Die regionale Kontrolle bleibt dabei ein wichtiger Faktor, wie das Beispiel Oberösterreich zeigt: Das Land behält seine Minderheitsbeteiligung am Neurologischen Therapiezentrum Gmundnerberg und am Reha-Zentrum Enns, verbunden mit erweiterten Mitspracherechten und Vorkaufsoptionen. Auch die vorübergehende Beteiligung der Porr AG und die noch ausstehende Entscheidung über die Kinder- und Jugendreha St. Veit unterstreichen die Bedeutung regionaler Strukturen. Vamed selbst verweist auf die langjährige erfolgreiche Zusammenarbeit zwischen öffentlichen und privaten Einrichtungen im österreichischen Reha-Sektor. Die Vamed -Care-Einrichtungen operieren seit über zwei Jahrzehnten unter privater Mehrheitsbeteiligung – ein Modell, das die Vereinbarkeit von privatwirtschaftlichem Engagement und öffentlichem Versorgungsauftrag demonstriert.

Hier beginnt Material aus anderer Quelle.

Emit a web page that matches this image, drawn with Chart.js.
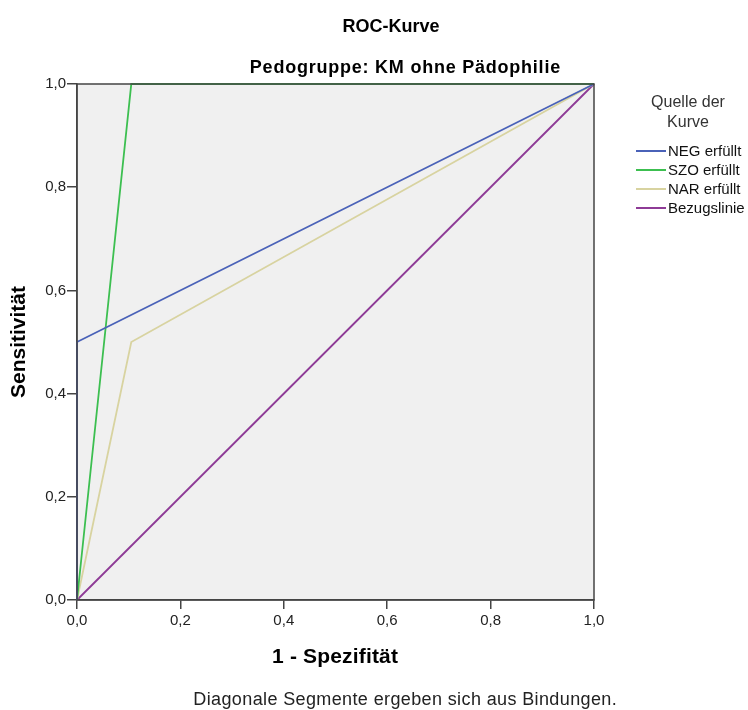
<!DOCTYPE html>
<html>
<head>
<meta charset="utf-8">
<script src="https://cdn.jsdelivr.net/npm/chart.js@4.4.1/dist/chart.umd.min.js"></script>
<style>
    body { margin: 0; background: #fff; }
    #box { width: 748px; height: 710px; position: relative; }
</style>
</head>
<body>
<div id="box"><canvas id="rocChart"></canvas></div>
<script>
// Werte (1 - Spezifität / Sensitivität)
const kurvenNamen = ['NEG erfüllt', 'SZO erfüllt', 'NAR erfüllt', 'Bezugslinie'];
const negX = [0, 0, 1];
const negY = [0, 0.5, 1];
const szoX = [0, 0.105, 1];
const szoY = [0, 1, 1];
const narX = [0, 0.105, 1];
const narY = [0, 0.5, 1];
const refX = [0, 1];
const refY = [0, 1];
const tickWerte = [0, 0.2, 0.4, 0.6, 0.8, 1.0];

const farben = ['#4a62b8', '#3cbf50', '#d8d3a0', '#8e3b96'];

function punkte(xs, ys) {
    let p = [];
    for (let i = 0; i < xs.length; i++) {
        p.push({ x: xs[i], y: ys[i] });
    }
    return p;
}

function komma(v) {
    return v.toFixed(1).replace('.', ',');
}

const schrift = 'Arial, "Liberation Sans", sans-serif';

// Text zentriert auf eine bestimmte Breite bringen (Buchstabenabstand)
function textBreite(ctx, text, x, y, breite) {
    ctx.letterSpacing = '0px';
    const w = ctx.measureText(text).width;
    const extra = (breite - w) / text.length;
    ctx.letterSpacing = extra.toFixed(2) + 'px';
    ctx.fillText(text, x + extra / 2, y);
    ctx.letterSpacing = '0px';
}

// Titel, Achsentitel, Legende und Fußnote
const textPlugin = {
    id: 'texte',
    beforeDraw(chart) {
        const a = chart.chartArea;
        const ctx = chart.ctx;
        ctx.save();
        ctx.fillStyle = '#f0f0f0';
        ctx.fillRect(a.left, a.top, a.right - a.left, a.bottom - a.top);
        ctx.restore();
    },
    afterDraw(chart) {
        const a = chart.chartArea;
        const ctx = chart.ctx;
        ctx.save();
        // Rahmen oben und rechts
        ctx.strokeStyle = '#444';
        ctx.lineWidth = 1.5;
        ctx.strokeRect(a.left, a.top, a.right - a.left, a.bottom - a.top);

        ctx.fillStyle = '#000';
        ctx.textAlign = 'center';
        ctx.textBaseline = 'middle';
        ctx.font = 'bold 18px ' + schrift;
        ctx.fillText('ROC-Kurve', 391, 27);
        ctx.font = 'bold 18px ' + schrift;
        textBreite(ctx, 'Pedogruppe: KM ohne Pädophilie', 405, 68, 311);

        ctx.font = 'bold 21px ' + schrift;
        textBreite(ctx, '1 - Spezifität', 335, 657, 126);
        ctx.save();
        ctx.translate(19, 342);
        ctx.rotate(-Math.PI / 2);
        textBreite(ctx, 'Sensitivität', 0, 0, 112);
        ctx.restore();

        ctx.font = '18px ' + schrift;
        ctx.fillStyle = '#222';
        textBreite(ctx, 'Diagonale Segmente ergeben sich aus Bindungen.', 405, 700, 424);

        // Legende
        ctx.font = '16px ' + schrift;
        ctx.fillStyle = '#333';
        ctx.fillText('Quelle der', 688, 103);
        ctx.fillText('Kurve', 688, 123);
        ctx.font = '15px ' + schrift;
        ctx.textAlign = 'left';
        chart.data.datasets.forEach((ds, i) => {
            const y = 151 + i * 19;
            ctx.strokeStyle = ds.borderColor;
            ctx.lineWidth = 2;
            ctx.beginPath();
            ctx.moveTo(636, y);
            ctx.lineTo(666, y);
            ctx.stroke();
            ctx.fillStyle = '#111';
            ctx.fillText(ds.label, 668, y + 1);
        });
        ctx.restore();
    }
};

const datenSaetze = [
    punkte(negX, negY),
    punkte(szoX, szoY),
    punkte(narX, narY),
    punkte(refX, refY)
];

const configRoc = {
    type: 'scatter',
    data: {
        datasets: datenSaetze.map((d, i) => ({
            label: kurvenNamen[i],
            data: d,
            showLine: true,
            borderColor: farben[i],
            backgroundColor: farben[i],
            borderWidth: 1.8,
            pointRadius: 0,
            tension: 0,
            clip: false
        }))
    },
    options: {
        responsive: false,
        animation: false,
        layout: {
            padding: { left: 27, top: 84, right: 154, bottom: 80 }
        },
        plugins: {
            legend: { display: false },
            tooltip: { enabled: false }
        },
        scales: {
            x: {
                type: 'linear',
                min: 0,
                max: 1,
                afterFit(scale) { scale.height = 30; },
                afterBuildTicks(scale) { scale.ticks = tickWerte.map(v => ({ value: v })); },
                ticks: {
                    callback: v => komma(v),
                    color: '#222',
                    font: { family: schrift, size: 15 },
                    padding: 3,
                    maxRotation: 0
                },
                grid: { drawOnChartArea: false, tickLength: 9, color: '#444', lineWidth: 1.5 },
                border: { display: true, color: '#444', width: 1.5 }
            },
            y: {
                type: 'linear',
                min: 0,
                max: 1,
                afterFit(scale) { scale.width = 50; },
                afterBuildTicks(scale) { scale.ticks = tickWerte.map(v => ({ value: v })); },
                ticks: {
                    callback: v => komma(v),
                    color: '#222',
                    font: { family: schrift, size: 15 },
                    padding: 1
                },
                grid: { drawOnChartArea: false, tickLength: 10, color: '#444', lineWidth: 1.5 },
                border: { display: true, color: '#444', width: 1.5 }
            }
        }
    },
    plugins: [textPlugin]
};

const canvas = document.getElementById('rocChart');
canvas.width = 748;
canvas.height = 710;
let rocChart = new Chart(canvas, configRoc);
</script>
</body>
</html>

Der Vamed-Fall steht sinnbildlich für tiefgreifende Veränderungen im österreichischen Reha-Markt und Gesundheitssystem insgesamt. Er markiert die wachsende Bedeutung privater Investoren in einem Bereich, der lange von öffentlichen Strukturen geprägt war. Die Herausforderung liegt dabei in der Balance zwischen ökonomischer Effizienz und den Prinzipien eines solidarischen Versorgungssystems. Private Anbieter können Innovationskraft und Modernisierung fördern, bergen jedoch die Gefahr, durch Kommerzialisierung soziale Gerechtigkeit und Versorgungsqualität zu gefährden. Der Reha-Markt, als wesentlicher Bestandteil des Gesundheitswesens, zeigt exemplarisch, wie ein integratives Modell entstehen könnte, das öffentliche und private Stärken strategisch verbindet.

Der Druck auf öffentliche Budgets fördert die Einbindung privater Akteure, doch bleibt es entscheidend, dass Patientenwohl und soziale Verantwortung nicht Marktmechanismen untergeordnet werden. Der Vamed -Fall könnte dabei als Wendepunkt wirken – entweder als Impulsgeber für Reformen oder als Warnsignal für Fehlentwicklungen. Für den österreichischen Reha-Markt gilt: Nur durch kluge Regulierung und einen kontinuierlichen Dialog kann ein System entstehen, das Innovation, Effizienz und Solidarität vereint. Die kommenden Jahre werden zeigen, ob Österreich diese Balance findet.